May 28, 2015

Uhhh.... I Forgot

My daughter called me on her way to work this morning to tell me about a story she'd heard on NPR. It had to do with a study recently conducted on the difference between reading a book on a mobile device (specifically a Kindle) versus reading a print book.

According to the study, some readers retained less information when reading on the Kindle than other readers did when reading a print copy of the same story. Researchers indicated that the tactile experience (feeling the stack of pages growing smaller on one side of the book and larger on the other) might contribute to the ability to better retain information when reading a print book.

Now, I didn't hear the NPR story myself, and I don't know my way around the NPR website well enough to figure out if there's a podcast of the story available to those of us who missed it, but a Google search did turn up this article that I read and found interesting.

Let me preface my thoughts by saying that I'm really a print book fan. I love the feel of books and love the way they look on a shelf. In my opinion, a home without bookshelves is ... well missing something important.

But I'm also quite fond of my Kindle. When it comes to moving 3,000 books from one location to another, for example, the e-reader beats the print book hands down. I also like the fact that on my Kindle I can adjust the font to suit my mood and level of eye strain. On the other hand, I prefer the feel of a real book in my hands and nothing can beat the smell of a library or book store (unless the smell is ruined by stale coffee).
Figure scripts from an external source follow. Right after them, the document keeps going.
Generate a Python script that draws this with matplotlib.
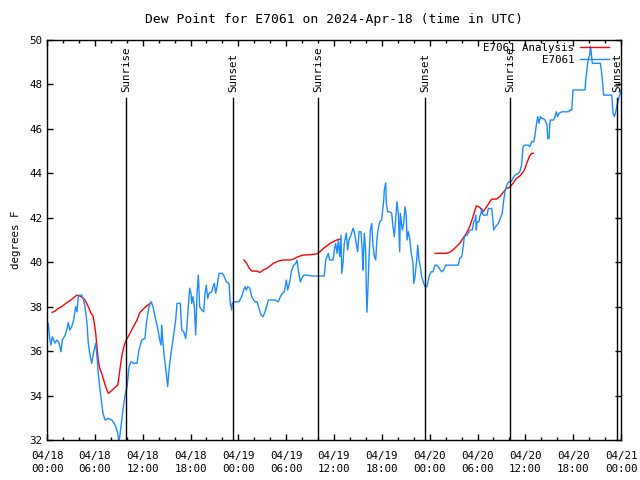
import numpy as np
import pandas as pd
import matplotlib
matplotlib.use("Agg")
import matplotlib.pyplot as plt
import matplotlib.dates as mdates

# observations: hours after 2024-04-18 00:00 UTC, dew point (F)
obs_hours = [0.0, 0.16, 0.34, 0.50, 0.66, 1.00, 1.25, 1.51, 1.76, 1.92, 2.26, 2.51, 2.67, 2.85, 3.10, 3.35,
             3.60, 3.76, 3.93, 4.10, 4.35, 4.60, 4.77, 5.02, 5.18, 5.43, 5.61, 5.86, 6.11, 6.27, 6.43, 6.61,
             6.86, 7.02, 7.28, 7.69, 8.12, 8.44, 8.62, 8.87, 9.03, 9.28, 9.53, 9.78, 10.04, 10.29, 10.54,
             10.88, 11.29, 11.54, 11.88, 12.29, 12.46, 12.79, 13.05, 13.30, 13.55, 13.89, 14.14, 14.30,
             14.39, 14.55, 14.71, 14.96, 15.14, 15.30, 15.55, 15.89, 16.14, 16.31, 16.72, 16.90, 17.15,
             17.40, 17.56, 17.72, 17.90, 18.06, 18.15, 18.31, 18.48, 18.65, 18.82, 18.98, 19.15, 19.41,
             19.66, 19.82, 19.98, 20.16, 20.32, 20.66, 20.82, 20.99, 21.16, 21.32, 21.58, 21.99, 22.24,
             22.49, 22.83, 22.99, 23.17, 23.24, 23.49, 24.08, 24.42, 24.67, 24.84, 25.00, 25.18, 25.43,
             25.68, 25.93, 26.09, 26.34, 26.59, 26.84, 27.09, 27.35, 27.60, 27.76, 28.60, 29.01, 29.27,
             29.52, 29.77, 30.02, 30.19, 30.44, 30.69, 30.95, 31.20, 31.36, 31.52, 31.77, 31.95, 32.20,
             32.61, 33.20, 33.87, 34.78, 34.96, 35.29, 35.46, 35.88, 36.04, 36.21, 36.38, 36.54, 36.72,
             36.88, 36.97, 37.13, 37.29, 37.54, 37.72, 37.88, 38.13, 38.38, 38.55, 38.72, 38.97, 39.14,
             39.39, 39.55, 39.64, 39.80, 39.98, 40.05, 40.14, 40.23, 40.39, 40.56, 40.73, 40.89, 41.06,
             41.23, 41.39, 41.56, 41.73, 41.98, 42.06, 42.24, 42.31, 42.49, 42.56, 42.74, 42.99, 43.24,
             43.40, 43.57, 43.74, 43.90, 44.07, 44.24, 44.32, 44.57, 44.74, 44.91, 45.07, 45.16, 45.32,
             45.50, 45.66, 45.91, 46.00, 46.16, 46.41, 46.50, 46.66, 46.82, 47.00, 47.25, 47.42, 47.67,
             47.92, 48.17, 48.42, 48.67, 48.83, 49.08, 49.33, 49.51, 49.76, 50.01, 50.43, 51.18, 51.59,
             51.77, 52.02, 52.18, 52.35, 52.68, 52.93, 53.10, 53.35, 53.52, 53.69, 53.77, 53.85, 53.94,
             54.19, 54.28, 54.44, 54.53, 54.60, 54.78, 55.19, 55.36, 55.78, 55.94, 56.03, 56.28, 56.61,
             56.86, 57.11, 57.29, 57.45, 57.61, 57.79, 57.95, 58.20, 58.45, 58.70, 59.12, 59.29, 59.54,
             59.71, 59.96, 60.37, 60.55, 60.80, 61.05, 61.21, 61.38, 61.55, 61.72, 61.88, 62.06, 62.22,
             62.47, 62.72, 62.81, 62.97, 63.06, 63.13, 63.56, 63.72, 63.89, 64.06, 64.22, 64.56, 64.98,
             65.39, 65.64, 65.82, 65.98, 66.65, 67.49, 67.57, 67.74, 67.90, 68.08, 68.15, 68.24, 68.40,
             69.41, 69.58, 69.83, 70.84, 71.00, 71.17, 71.35, 71.51, 71.67, 72.0]
obs_dewpt = [37.3, 37.25, 36.57, 36.27, 36.65, 36.36, 36.5, 36.36, 35.97, 36.5, 36.7, 37.0, 37.28, 36.95,
             37.1, 37.4, 38.0, 37.77, 38.45, 38.52, 38.52, 38.3, 38.0, 37.25, 36.35, 35.75, 35.45, 35.97,
             36.35, 35.75, 35.0, 34.4, 33.65, 33.2, 32.9, 32.97, 32.9, 32.75, 32.6, 32.3, 31.9, 32.6,
             33.35, 34.0, 34.4, 35.3, 35.52, 35.45, 35.45, 36.05, 36.5, 36.57, 37.25, 38.0, 38.22, 38.0,
             37.55, 37.02, 36.5, 36.27, 37.17, 36.35, 35.75, 35.0, 34.4, 35.15, 35.9, 36.73, 37.4, 38.15,
             38.15, 36.95, 36.87, 36.57, 37.1, 38.0, 38.83, 38.6, 38.15, 38.45, 38.0, 36.73, 38.6, 39.42,
             38.0, 37.85, 37.77, 38.6, 38.97, 38.37, 38.6, 38.67, 38.9, 39.05, 38.6, 38.9, 39.5, 39.5,
             39.35, 39.12, 39.05, 38.15, 37.85, 38.15, 38.22, 38.22, 38.45, 38.75, 38.9, 38.75, 38.9,
             38.83, 38.45, 38.3, 38.22, 38.22, 37.92, 37.62, 37.55, 37.77, 38.07, 38.3, 38.3, 38.22,
             38.45, 38.6, 38.67, 39.2, 38.75, 39.12, 39.65, 39.87, 39.95, 40.1, 39.65, 39.12, 39.27,
             39.42, 39.42, 39.38, 39.38, 39.38, 40.1, 40.4, 40.1, 40.1, 40.55, 40.85, 40.4, 41.0, 40.25,
             41.22, 39.5, 39.95, 40.85, 41.3, 40.55, 41.0, 41.22, 41.52, 41.37, 41.0, 40.47, 41.37, 41.37,
             40.47, 39.65, 41.3, 40.47, 38.75, 37.75, 38.67, 40.17, 41.45, 41.75, 40.77, 40.25, 40.1,
             41.07, 41.52, 41.82, 41.9, 42.2, 42.8, 43.25, 43.57, 42.65, 42.27, 42.27, 42.2, 41.6, 41.15,
             41.97, 42.72, 42.2, 40.47, 42.2, 41.45, 41.75, 42.5, 42.05, 41.0, 41.37, 41.07, 40.47, 39.95,
             39.05, 39.35, 40.25, 40.77, 40.1, 39.8, 39.35, 39.05, 38.9, 38.9, 39.35, 39.57, 39.57, 39.87,
             39.87, 39.8, 39.65, 39.57, 39.65, 39.87, 39.87, 39.87, 39.87, 40.17, 40.25, 40.62, 41.15,
             41.22, 41.37, 41.45, 41.45, 41.82, 41.9, 42.12, 41.45, 41.82, 41.82, 42.05, 42.2, 42.42,
             42.2, 42.12, 42.12, 42.42, 42.42, 41.9, 41.45, 41.6, 41.75, 41.97, 42.2, 42.8, 43.17, 43.4,
             43.55, 43.62, 43.62, 43.77, 43.92, 44.0, 44.07, 44.37, 45.2, 45.27, 45.27, 45.2, 45.42,
             45.42, 45.72, 46.17, 46.55, 46.25, 46.55, 46.47, 46.47, 46.4, 46.17, 45.57, 45.57, 46.17,
             46.4, 46.4, 46.55, 46.77, 46.55, 46.7, 46.77, 46.77, 46.77, 46.85, 46.85, 47.75, 47.75,
             47.75, 48.2, 48.72, 49.17, 49.32, 49.7, 49.55, 48.95, 48.95, 48.5, 47.52, 47.52, 46.7, 46.55,
             46.77, 47.07, 47.3, 47.75]

# analysis: NaN marks gaps
ana_hours = [0.66, 1.00, 1.42, 1.84, 2.26, 2.67, 3.10, 3.51, 3.76, 4.10, 4.43, 4.77, 5.02, 5.27, 5.52,
             5.77, 5.93, 6.11, 6.27, 6.43, 6.61, 6.86, 7.11, 7.36, 7.69, 7.94, 8.28, 8.62, 8.87, 9.03,
             9.19, 9.45, 9.70, 9.95, 10.29, 10.62, 10.95, 11.29, 11.63, 11.95, 12.29, 12.63, 12.96, 13.13,
             18.0,
             24.71, 25.05, 25.38, 25.71, 26.30, 26.72, 27.13, 27.56, 27.97, 28.39, 28.81, 29.23, 29.64,
             30.48, 30.90, 31.32, 31.74, 32.15, 32.99, 33.83, 34.24, 34.66, 35.09, 35.50, 35.91, 36.34,
             36.75,
             42.0,
             48.67, 49.51, 50.09, 50.51, 50.93, 51.34, 51.77, 52.18, 52.60, 53.02, 53.44, 53.69, 53.85,
             54.28, 54.69, 55.11, 55.53, 55.78, 56.36, 56.79, 57.20, 57.61, 58.04, 58.45, 58.87, 59.29,
             59.75, 59.96, 60.17, 60.50, 60.80, 61.00]
ana_dewpt = [37.74, 37.8, 37.92, 38.0, 38.12, 38.22, 38.33, 38.45, 38.52, 38.48, 38.42, 38.3, 38.12,
             37.92, 37.7, 37.58, 37.25, 36.8, 36.2, 35.6, 35.22, 35.0, 34.7, 34.4, 34.1, 34.17, 34.28,
             34.4, 34.47, 34.85, 35.3, 35.9, 36.27, 36.5, 36.72, 36.95, 37.17, 37.4, 37.73, 37.85, 37.97,
             38.07, 38.15, 38.18,
             np.nan,
             40.1, 39.95, 39.72, 39.6, 39.6, 39.54, 39.65, 39.72, 39.83, 39.95, 40.02, 40.07, 40.1, 40.1,
             40.14, 40.22, 40.28, 40.32, 40.34, 40.37, 40.47, 40.62, 40.73, 40.85, 40.92, 41.0, 41.04,
             np.nan,
             40.4, 40.4, 40.4, 40.45, 40.55, 40.7, 40.85, 41.07, 41.3, 41.6, 42.05, 42.35, 42.54, 42.47,
             42.27, 42.47, 42.72, 42.84, 42.84, 42.95, 43.13, 43.32, 43.37, 43.55, 43.77, 43.87, 44.07,
             44.22, 44.45, 44.75, 44.9, 44.9]

sun_times = ["2024-04-18 09:55", "2024-04-18 23:20", "2024-04-19 10:00",
             "2024-04-19 23:25", "2024-04-20 10:05", "2024-04-20 23:30"]
sun_labels = ["Sunrise", "Sunset", "Sunrise", "Sunset", "Sunrise", "Sunset"]

start = pd.Timestamp("2024-04-18 00:00")
obs_t = start + pd.to_timedelta(obs_hours, unit="h")
ana_t = start + pd.to_timedelta(ana_hours, unit="h")

plt.rcParams['font.family'] = ['DejaVu Sans Mono']
plt.rcParams['font.size'] = 7.8

fig = plt.figure(figsize=(6.4, 4.8), dpi=100)
ax = fig.add_axes([47/640, 40/480, 574/640, 400/480])

ax.plot(ana_t, ana_dewpt, color='#ff0000', lw=1, label="E7061 Analysis")
ax.plot(obs_t, obs_dewpt, color='#1a8cff', lw=1, label="E7061")

for t, lab in zip(sun_times, sun_labels):
    t = pd.Timestamp(t)
    ax.axvline(t, ymin=0, ymax=0.855, color='black', lw=1)
    ax.text(t, 0.87, lab, rotation=90, ha='center', va='bottom',
            transform=ax.get_xaxis_transform())

ax.set_xlim(start, start + pd.Timedelta(hours=72))
ax.set_ylim(32, 50)
ax.set_yticks(np.arange(32, 51, 2))
ax.xaxis.set_major_locator(mdates.HourLocator(byhour=[0, 6, 12, 18]))
ax.xaxis.set_minor_locator(mdates.HourLocator(interval=2))
ax.xaxis.set_major_formatter(mdates.DateFormatter('%m/%d\n%H:%M'))
ax.tick_params(direction='in', top=True, right=True, length=4, width=1)
ax.tick_params(axis='x', pad=8)
ax.tick_params(which='minor', direction='in', top=True, length=2.5, width=1)
for lbl in ax.get_xticklabels():
    lbl.set_linespacing(1.35)
for s in ax.spines.values():
    s.set_linewidth(1)

ax.set_ylabel("degrees F", labelpad=6)
ax.set_title("Dew Point for E7061 on 2024-Apr-18 (time in UTC)", pad=12)

leg = ax.legend(loc='upper right', bbox_to_anchor=(0.985, 1.0), frameon=False,
                markerfirst=False, handlelength=2.7, borderaxespad=0.1, borderpad=0.2,
                labelspacing=0.15, handletextpad=0.5)
for txt in leg.get_texts():
    txt.set_ha('right')

fig.savefig("out.png", dpi=100)
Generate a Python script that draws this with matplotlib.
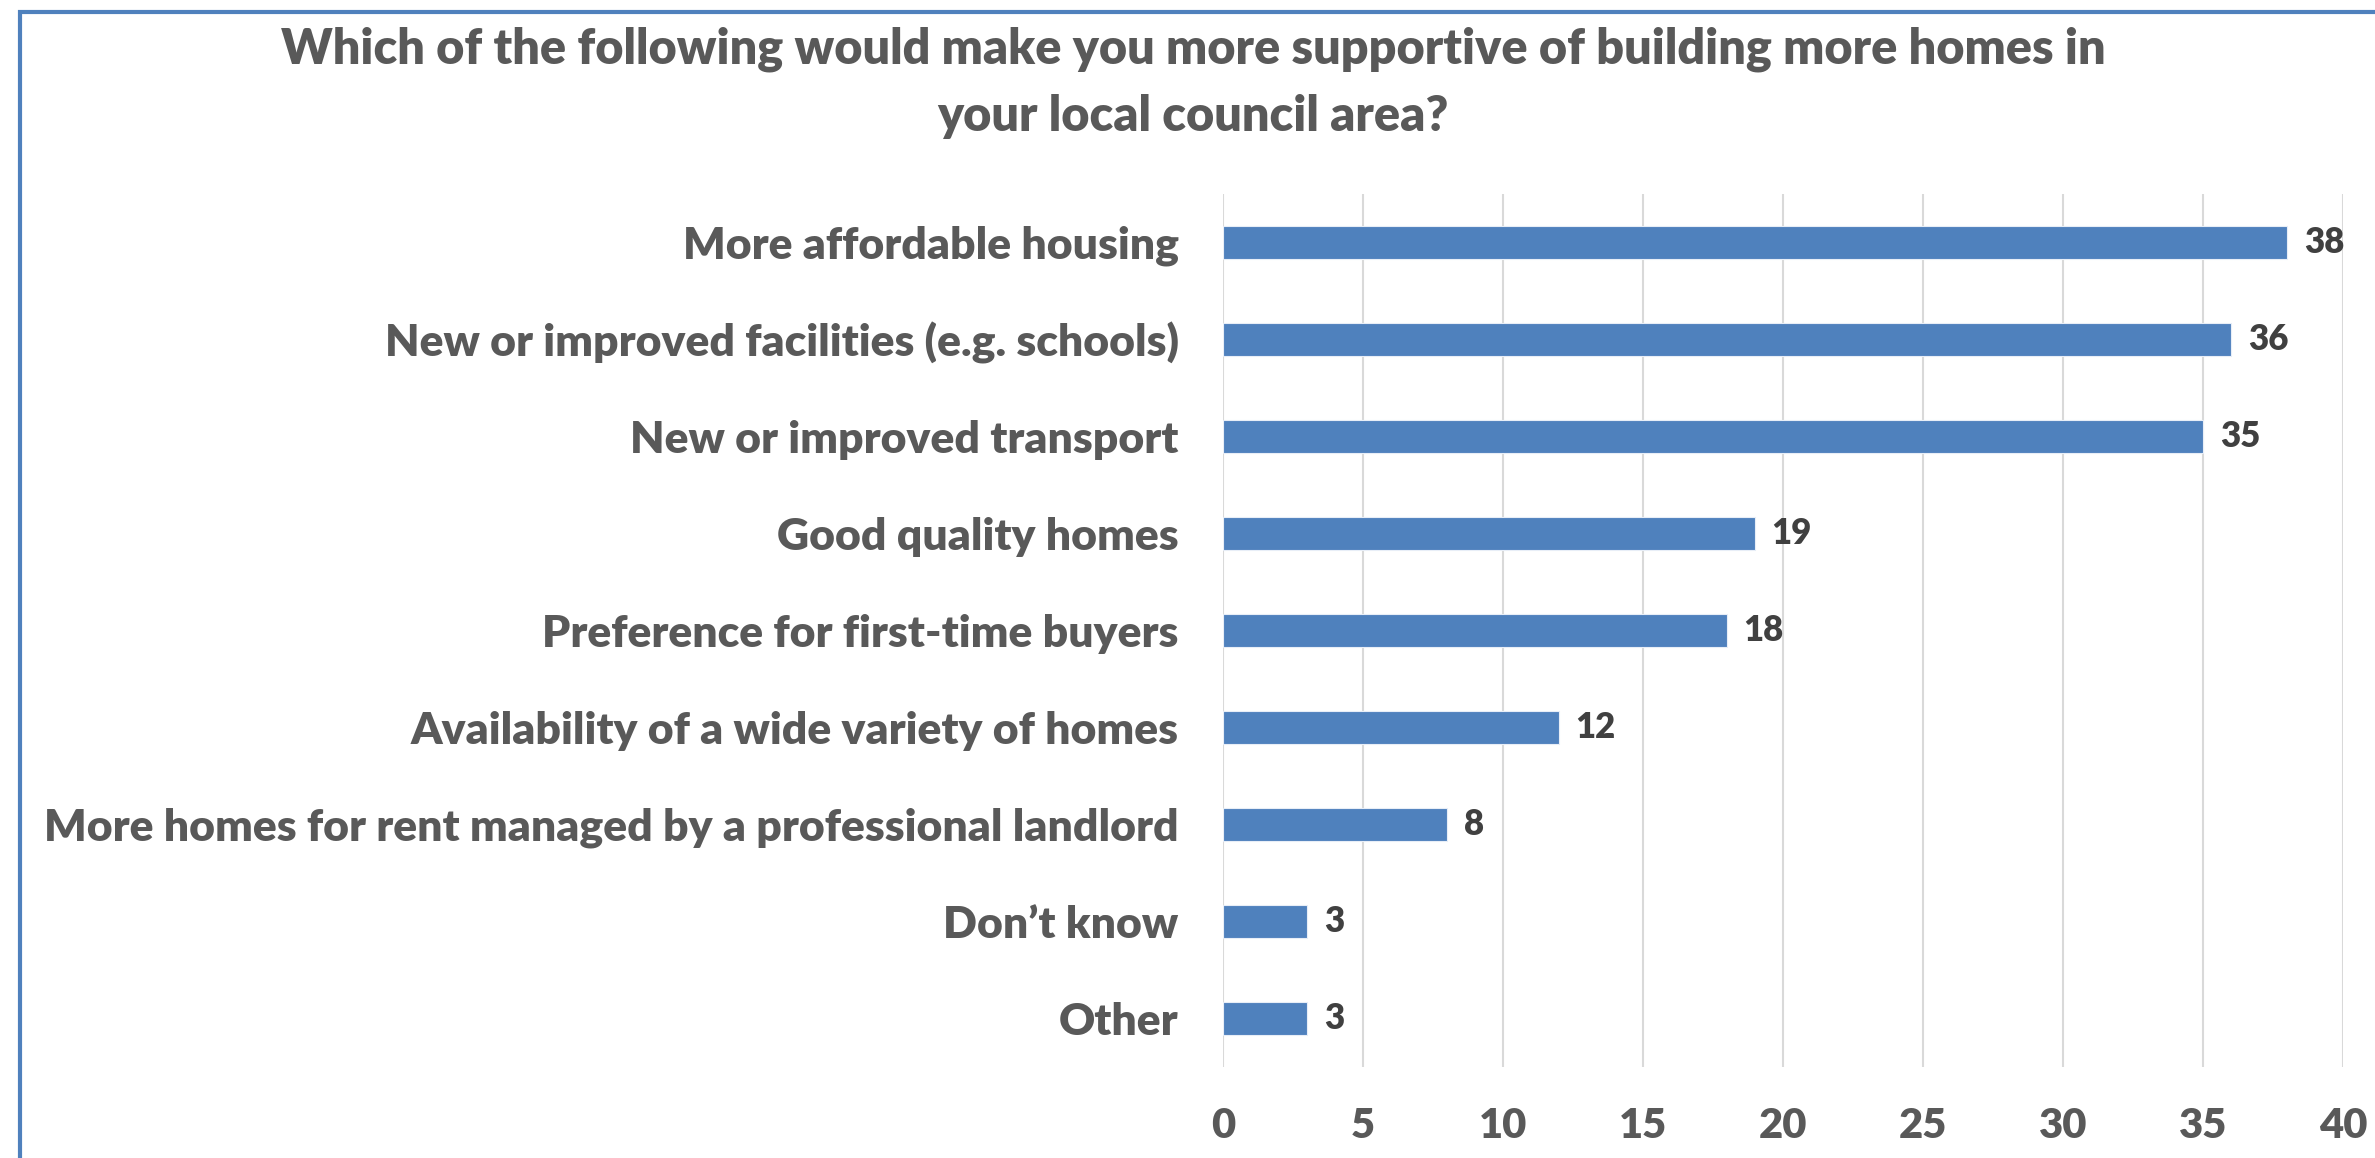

But even though I appreciate my Kindle, I sincerely hope that print books never completely disappear from our human experience. But even though this study would seem to support my love of the print book, I did have some doubts about the veracity of the study I read about.

My biggest doubt arises because there's no indication in the article that all the human readers involved were equal. That makes me wonder whether the results are really proof that retention is skewed by reading an ebook or if retention is skewed by having a memory like a sieve.

No matter what device someone handed me, I would find myself challenged if asked to recall certain events from most stories/books I've read unless I was pre-warned that I would be tested later. So without warning that would make me pay more attention than I might otherwise, I would probably test poorly on recall of plot points and character names.

I know people who can talk about a novel they read years ago and mention the characters by name. I'm not one of those people. Unless the book is off-the-charts amazing, I'm not likely to remember character names ten minutes after I put the book down (and sometimes not even then.) It wouldn't matter which type of book the researchers handed me, I would bring my faulty memory with me. Someone would be wrong to assume that my inability to remember the order of story events was the fault of the device I used to read the book.

And even if everyone who participated in the study had brilliant memories, some stories resonate with certain readers and not with others. I'm much more likely to recall details from a story that touches me on some deeply personal level than I am from one that I don't personally connect with. There again, the medium I use to read the story matters much less than my likes and dislikes, my personality, and my past experiences.

I guess what it boils down to is that even though I still prefer a print book, I'm not ready to point an accusing finger at the much-maligned e-reader on the basis of the study I read about. What about you?